╭──

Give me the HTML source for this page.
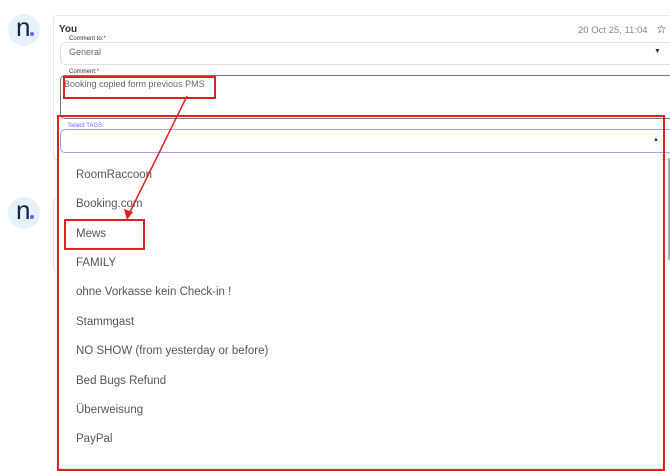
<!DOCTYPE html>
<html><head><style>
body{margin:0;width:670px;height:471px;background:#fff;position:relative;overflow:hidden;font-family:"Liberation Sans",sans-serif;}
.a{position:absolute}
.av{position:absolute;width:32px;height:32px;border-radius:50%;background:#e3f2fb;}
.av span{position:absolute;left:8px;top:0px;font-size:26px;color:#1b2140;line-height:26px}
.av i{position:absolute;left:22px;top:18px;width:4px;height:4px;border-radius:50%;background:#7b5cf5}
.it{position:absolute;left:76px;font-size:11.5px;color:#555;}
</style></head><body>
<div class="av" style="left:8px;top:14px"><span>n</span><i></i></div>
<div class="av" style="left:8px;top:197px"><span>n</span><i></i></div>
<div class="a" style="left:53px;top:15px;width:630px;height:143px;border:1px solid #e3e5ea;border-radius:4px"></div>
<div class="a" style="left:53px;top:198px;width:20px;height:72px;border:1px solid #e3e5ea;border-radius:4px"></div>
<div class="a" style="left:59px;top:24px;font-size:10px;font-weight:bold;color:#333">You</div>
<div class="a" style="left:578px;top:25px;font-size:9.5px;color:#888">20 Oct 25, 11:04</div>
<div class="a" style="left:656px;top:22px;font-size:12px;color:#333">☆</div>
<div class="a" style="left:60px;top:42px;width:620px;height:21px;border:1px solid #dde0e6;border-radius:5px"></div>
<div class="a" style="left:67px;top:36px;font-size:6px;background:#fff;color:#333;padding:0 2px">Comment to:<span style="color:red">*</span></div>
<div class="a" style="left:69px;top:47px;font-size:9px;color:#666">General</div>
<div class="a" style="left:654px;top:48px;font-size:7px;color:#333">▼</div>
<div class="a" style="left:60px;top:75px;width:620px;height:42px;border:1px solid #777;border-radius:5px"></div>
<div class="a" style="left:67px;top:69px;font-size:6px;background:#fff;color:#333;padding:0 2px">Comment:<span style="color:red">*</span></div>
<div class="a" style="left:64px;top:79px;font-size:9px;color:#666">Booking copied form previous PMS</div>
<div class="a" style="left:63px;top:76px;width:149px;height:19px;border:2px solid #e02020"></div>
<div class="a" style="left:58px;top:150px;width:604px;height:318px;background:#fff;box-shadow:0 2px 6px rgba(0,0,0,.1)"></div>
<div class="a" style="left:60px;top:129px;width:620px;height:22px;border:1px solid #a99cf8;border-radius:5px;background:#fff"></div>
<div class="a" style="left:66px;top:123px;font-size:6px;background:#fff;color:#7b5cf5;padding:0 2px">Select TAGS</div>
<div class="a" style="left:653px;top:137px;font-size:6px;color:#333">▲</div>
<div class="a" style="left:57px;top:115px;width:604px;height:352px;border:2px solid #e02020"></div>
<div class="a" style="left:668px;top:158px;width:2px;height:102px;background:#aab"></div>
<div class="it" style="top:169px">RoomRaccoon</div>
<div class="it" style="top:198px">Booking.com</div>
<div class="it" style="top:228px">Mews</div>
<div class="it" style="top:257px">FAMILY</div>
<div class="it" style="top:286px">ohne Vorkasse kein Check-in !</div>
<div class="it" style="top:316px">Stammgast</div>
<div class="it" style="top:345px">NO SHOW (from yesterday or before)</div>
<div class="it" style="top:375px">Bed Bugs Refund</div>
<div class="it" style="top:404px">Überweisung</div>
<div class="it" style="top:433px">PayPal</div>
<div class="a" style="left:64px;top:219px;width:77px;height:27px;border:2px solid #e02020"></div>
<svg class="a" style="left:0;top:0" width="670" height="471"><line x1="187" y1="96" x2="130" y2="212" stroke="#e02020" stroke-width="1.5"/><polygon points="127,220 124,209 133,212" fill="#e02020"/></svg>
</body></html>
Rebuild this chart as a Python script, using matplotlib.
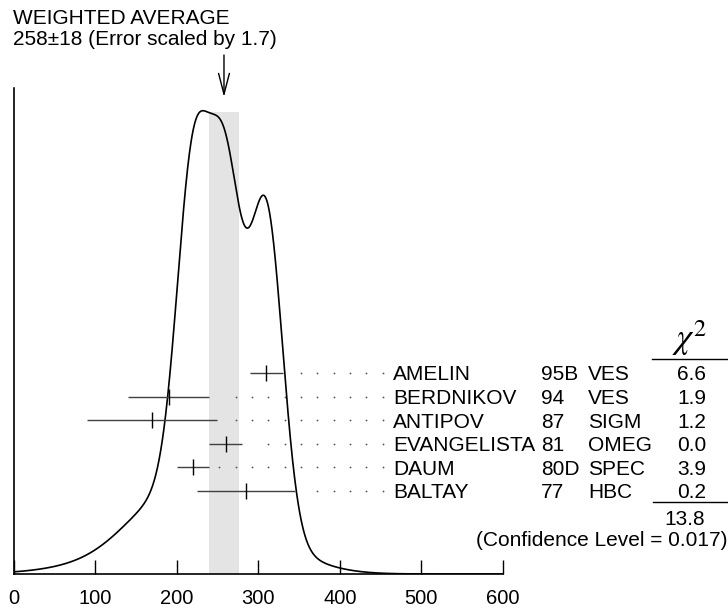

╰──

» What is asked: Omit the images and transcribe all of the records above word for word.

» Written solution:
Give me the HTML source for this page.
<!DOCTYPE html>
<html><head><style>
body{margin:0;width:670px;height:471px;background:#fff;position:relative;overflow:hidden;font-family:"Liberation Sans",sans-serif;}
.a{position:absolute}
.av{position:absolute;width:32px;height:32px;border-radius:50%;background:#e3f2fb;}
.av span{position:absolute;left:8px;top:0px;font-size:26px;color:#1b2140;line-height:26px}
.av i{position:absolute;left:22px;top:18px;width:4px;height:4px;border-radius:50%;background:#7b5cf5}
.it{position:absolute;left:76px;font-size:11.5px;color:#555;}
</style></head><body>
<div class="av" style="left:8px;top:14px"><span>n</span><i></i></div>
<div class="av" style="left:8px;top:197px"><span>n</span><i></i></div>
<div class="a" style="left:53px;top:15px;width:630px;height:143px;border:1px solid #e3e5ea;border-radius:4px"></div>
<div class="a" style="left:53px;top:198px;width:20px;height:72px;border:1px solid #e3e5ea;border-radius:4px"></div>
<div class="a" style="left:59px;top:24px;font-size:10px;font-weight:bold;color:#333">You</div>
<div class="a" style="left:578px;top:25px;font-size:9.5px;color:#888">20 Oct 25, 11:04</div>
<div class="a" style="left:656px;top:22px;font-size:12px;color:#333">☆</div>
<div class="a" style="left:60px;top:42px;width:620px;height:21px;border:1px solid #dde0e6;border-radius:5px"></div>
<div class="a" style="left:67px;top:36px;font-size:6px;background:#fff;color:#333;padding:0 2px">Comment to:<span style="color:red">*</span></div>
<div class="a" style="left:69px;top:47px;font-size:9px;color:#666">General</div>
<div class="a" style="left:654px;top:48px;font-size:7px;color:#333">▼</div>
<div class="a" style="left:60px;top:75px;width:620px;height:42px;border:1px solid #777;border-radius:5px"></div>
<div class="a" style="left:67px;top:69px;font-size:6px;background:#fff;color:#333;padding:0 2px">Comment:<span style="color:red">*</span></div>
<div class="a" style="left:64px;top:79px;font-size:9px;color:#666">Booking copied form previous PMS</div>
<div class="a" style="left:63px;top:76px;width:149px;height:19px;border:2px solid #e02020"></div>
<div class="a" style="left:58px;top:150px;width:604px;height:318px;background:#fff;box-shadow:0 2px 6px rgba(0,0,0,.1)"></div>
<div class="a" style="left:60px;top:129px;width:620px;height:22px;border:1px solid #a99cf8;border-radius:5px;background:#fff"></div>
<div class="a" style="left:66px;top:123px;font-size:6px;background:#fff;color:#7b5cf5;padding:0 2px">Select TAGS</div>
<div class="a" style="left:653px;top:137px;font-size:6px;color:#333">▲</div>
<div class="a" style="left:57px;top:115px;width:604px;height:352px;border:2px solid #e02020"></div>
<div class="a" style="left:668px;top:158px;width:2px;height:102px;background:#aab"></div>
<div class="it" style="top:169px">RoomRaccoon</div>
<div class="it" style="top:198px">Booking.com</div>
<div class="it" style="top:228px">Mews</div>
<div class="it" style="top:257px">FAMILY</div>
<div class="it" style="top:286px">ohne Vorkasse kein Check-in !</div>
<div class="it" style="top:316px">Stammgast</div>
<div class="it" style="top:345px">NO SHOW (from yesterday or before)</div>
<div class="it" style="top:375px">Bed Bugs Refund</div>
<div class="it" style="top:404px">Überweisung</div>
<div class="it" style="top:433px">PayPal</div>
<div class="a" style="left:64px;top:219px;width:77px;height:27px;border:2px solid #e02020"></div>
<svg class="a" style="left:0;top:0" width="670" height="471"><line x1="187" y1="96" x2="130" y2="212" stroke="#e02020" stroke-width="1.5"/><polygon points="127,220 124,209 133,212" fill="#e02020"/></svg>
</body></html>
Rebuild this chart as a Python script, using matplotlib.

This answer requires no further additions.